Friday, September 12, 2014
Movie Review: Love Is Strange (2014)
by Tony Dayoub
Sweet, sincere and romantic, if ever there were an LGBT-themed film with crossover potential Love Is Strange would be a prime candidate. Sure, there has been Brokeback Mountain, Milk, The Kids Are Alright and any number of other ones that have struck a chord with audiences, particularly in the arthouse circuit. But there is something sweeping about Ira Sachs' Love Is Strange, something to which everyone in a deep, committed relationship can relate to without the movie betraying its own identity to pander to a straight audience. While "betray" may be too strong a word to use regarding the previously mentioned movies they did play to the stands, so to speak—Brokeback by emphasizing homosexual alienation; Milk by emphasizing its countercultural aspect; Kids by making the story a triangle featuring a straight male figure as a possible point of identification.

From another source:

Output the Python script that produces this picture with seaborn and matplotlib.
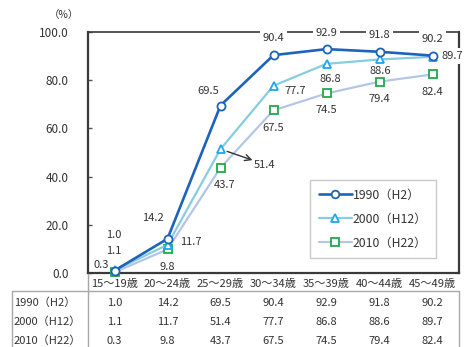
import numpy as np
import pandas as pd
import matplotlib
matplotlib.use("Agg")
import matplotlib.pyplot as plt
from matplotlib.lines import Line2D
from matplotlib.transforms import blended_transform_factory
import seaborn as sns

# Age groups and labour force participation rates (%)
ages = ["15〜19歳", "20〜24歳", "25〜29歳", "30〜34歳", "35〜39歳", "40〜44歳", "45〜49歳"]
series_names = ["1990（H2）", "2000（H12）", "2010（H22）"]
rate_1990 = [1.0, 14.2, 69.5, 90.4, 92.9, 91.8, 90.2]
rate_2000 = [1.1, 11.7, 51.4, 77.7, 86.8, 88.6, 89.7]
rate_2010 = [0.3, 9.8, 43.7, 67.5, 74.5, 79.4, 82.4]
y_ticks = [0, 20, 40, 60, 80, 100]

sns.set_theme(style="white")
plt.rcParams["font.family"] = ["Noto Sans CJK JP", "DejaVu Sans"]
TXT = "#333333"

fig = plt.figure(figsize=(4.67, 3.47), dpi=100)
ax = fig.add_axes([88 / 467, 1 - 273 / 347, (459 - 88) / 467, (273 - 32) / 347])

pos = np.arange(len(ages))
df = pd.DataFrame({
    "pos": np.tile(pos, 3),
    "rate": rate_1990 + rate_2000 + rate_2010,
    "year": np.repeat(series_names, len(ages)),
})

styles = {
    "1990（H2）": dict(color="#1d64b8", lw=1.9, marker="o", mec="#1d64b8", ms=5.8, zorder=6),
    "2000（H12）": dict(color="#86cde0", lw=1.6, marker="^", mec="#1fa6ee", ms=6.0, zorder=5),
    "2010（H22）": dict(color="#b4c6e6", lw=1.6, marker="s", mec="#22a84a", ms=5.5, zorder=4),
}
for name in series_names[::-1]:
    st = styles[name]
    sns.lineplot(data=df[df["year"] == name], x="pos", y="rate", ax=ax,
                 color=st["color"], linewidth=st["lw"], marker=st["marker"],
                 markersize=st["ms"], markerfacecolor="white",
                 markeredgecolor=st["mec"], markeredgewidth=1.3,
                 label=name, clip_on=False, zorder=st["zorder"], legend=False)

ax.set_xlim(-0.5, len(ages) - 0.5)
ax.set_ylim(0, 100)
ax.set_xlabel("")
ax.set_ylabel("")
ax.set_yticks(y_ticks)
ax.set_yticklabels([f"{v:.1f}" for v in y_ticks], fontsize=8.5, color=TXT)
ax.tick_params(axis="y", direction="in", length=3, width=1, color="#555555",
               pad=14, left=True)
ax.set_xticks(pos)
ax.set_xticklabels(ages, fontsize=8, color=TXT)
ax.tick_params(axis="x", length=0, pad=4)

for side, lw in [("left", 1.6), ("bottom", 1.6), ("top", 1.2), ("right", 1.6)]:
    ax.spines[side].set_visible(True)
    ax.spines[side].set_color("#3a3a3a")
    ax.spines[side].set_linewidth(lw)

fig.text(64 / 467, 1 - 15 / 347, "（%）", fontsize=7.5, color=TXT, ha="center", va="center")

# Value labels: offsets in pixels from each point
offs_1990 = [(-1, 36), (-15, 21), (-12, 15), (0, 17), (0, 16), (0, 17), (0, 17)]
offs_2000 = [(-1, 19), (23, 3), (44, -16), (22, -5), (4, -15), (1, -12), (20, 1)]
offs_2010 = [(-13, 7), (0, -18), (4, -17), (0, -18), (0, -17), (0, -17), (0, -18)]
boxed_1990 = [False, False, False, True, True, True, True]
callout_2000 = 2  # this label is tied to its point by an arrow

def put_label(x, v, off, boxed=False):
    kw = dict(textcoords="offset pixels", ha="center", va="center",
              fontsize=8, color=TXT, zorder=8)
    if boxed:
        kw["bbox"] = dict(boxstyle="square,pad=0.25", fc="white", ec="none")
    ax.annotate(f"{v:.1f}", xy=(x, v), xytext=off, **kw)

for i, v in enumerate(rate_1990):
    put_label(pos[i], v, offs_1990[i], boxed_1990[i])
for i, v in enumerate(rate_2000):
    put_label(pos[i], v, offs_2000[i], boxed=(i == len(ages) - 1))
    if i == callout_2000:
        ax.annotate("", xy=(pos[i], v), xytext=(32, -11),
                    textcoords="offset pixels", zorder=8,
                    arrowprops=dict(arrowstyle="<-", color="#333333", lw=1.0,
                                    shrinkA=0, shrinkB=5,
                                    mutation_scale=11))
for i, v in enumerate(rate_2010):
    put_label(pos[i], v, offs_2010[i])

# Legend
handles = [Line2D([], [], color=styles[n]["color"], lw=styles[n]["lw"],
                  marker=styles[n]["marker"], ms=5.5, mfc="white",
                  mec=styles[n]["mec"], mew=1.3) for n in series_names]
leg = ax.legend(handles, series_names, loc="upper left",
                bbox_to_anchor=((310 - 88) / 371, (273 - 180) / 241),
                fontsize=8.8, frameon=True, fancybox=False, shadow=False,
                handlelength=2.7, handletextpad=0.1, labelspacing=0.9,
                borderpad=0.7, borderaxespad=0)
leg.get_frame().set_edgecolor("#bdbdbd")
leg.get_frame().set_linewidth(1.0)
for t in leg.get_texts():
    t.set_color(TXT)
leg.set_zorder(9)

# Data table below the chart
tr = blended_transform_factory(ax.transData, fig.transFigure)
row_y = [1 - 303 / 347, 1 - 322 / 347, 1 - 341 / 347]
for name, vals, y in zip(series_names, [rate_1990, rate_2000, rate_2010], row_y):
    fig.text(14 / 467, y, name, fontsize=8, color=TXT, ha="left", va="center")
    for i, v in enumerate(vals):
        ax.text(pos[i], y, f"{v:.1f}", transform=tr, fontsize=8, color=TXT,
                ha="center", va="center", clip_on=False)

grid_c = "#a8a8a8"
def fig_line(x0, y0, x1, y1, c=grid_c, lw=1.0):
    fig.add_artist(Line2D([x0 / 467, x1 / 467], [1 - y0 / 347, 1 - y1 / 347],
                          color=c, lw=lw))

fig_line(12, 291, 459, 291)
fig_line(12, 291, 12, 347)
fig_line(88, 274, 88, 347)
fig_line(459, 291, 459, 347)

fig.savefig("out.png", dpi=100, facecolor="white")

The two well-known stars of Love is Strange, John Lithgow and Alfred Molina, play Ben and George. Together for 40 years, they finally decide to get married. But upon their return from their honeymoon, George is fired from his job teaching piano at a Catholic school. Ben's pension isn't sufficient to sustain the couple's comfortable lifestyle in Chelsea. They must soon sell their apartment and move in with friends... separately, because no one has enough room for both of them (save for a niece in far off Poughkeepsie, which might as well be a whole world away).
Love Is Strange is the first mainstream film in some time to treat a homosexual couple with the kind of respect one would expect they'd be treated with in contemporary, metropolitan society. Save for the still very real reaction from the Catholic Archdiocese that serves as the movie's inciting incident, no one in the film castigates its lead characters for their sexual orientation or their decision to get married. Even the priest that must deliver the bad news to George is visibly uncomfortable and reluctant to let him go because, as George points out, he has been out the entire time he has worked there and had parents, students, and staff over to the apartment he shares with Ben. George moves in with another gay couple, both NYPD, and Ben moves in with his nephew's family. Each must contend with their own set of problems, but none of them stem from Ben and George being gay.
Instead, the problems are very specific to each man's new living arrangements. George's is touched upon more briefly. He is a middle-aged man moving in with two men who are still young enough to enjoy noisy parties and get-togethers that not only seem frequent and never-ending, but leave little room for George's privacy. Ben's is the reverse, suffering the indignity of sharing a bunk bed with his grand-nephew Joey (Charlie Tahan), while being made to feel like an interloper by the boy's mother, Kate (Marisa Tomei). For Ben, a painter, even time spent on the building's rooftop ends up being the cause of family strife because he chooses to enlist a friend of jealous Joey as his model. Kate is quick to point out how disruptive Ben is being. But it's evident that the entire family's inability to communicate existed long before he moved into an apartment which made it so easy for them to compartmentalize their specific familial dysfunctions.
Love Is Strange benefits from being an innately New York story, with its stratospheric real estate costs, rent-control deus ex machinas, and bohemian-flavored careers that tie each man inextricably to the city. It grounds this uniquely gay story of longtime lovers—who only fall into the star-crossed category once they marry—in a sort of logistical reality. This is how director and co-writer Ira Sachs makes Love Is Strange's romance feel so universal. The situations in the movie could only happen to these specific men, but the feelings that arise as a result are ones we can all identify with. It's this seeming contradiction that makes Love Is Strange such an ironic title.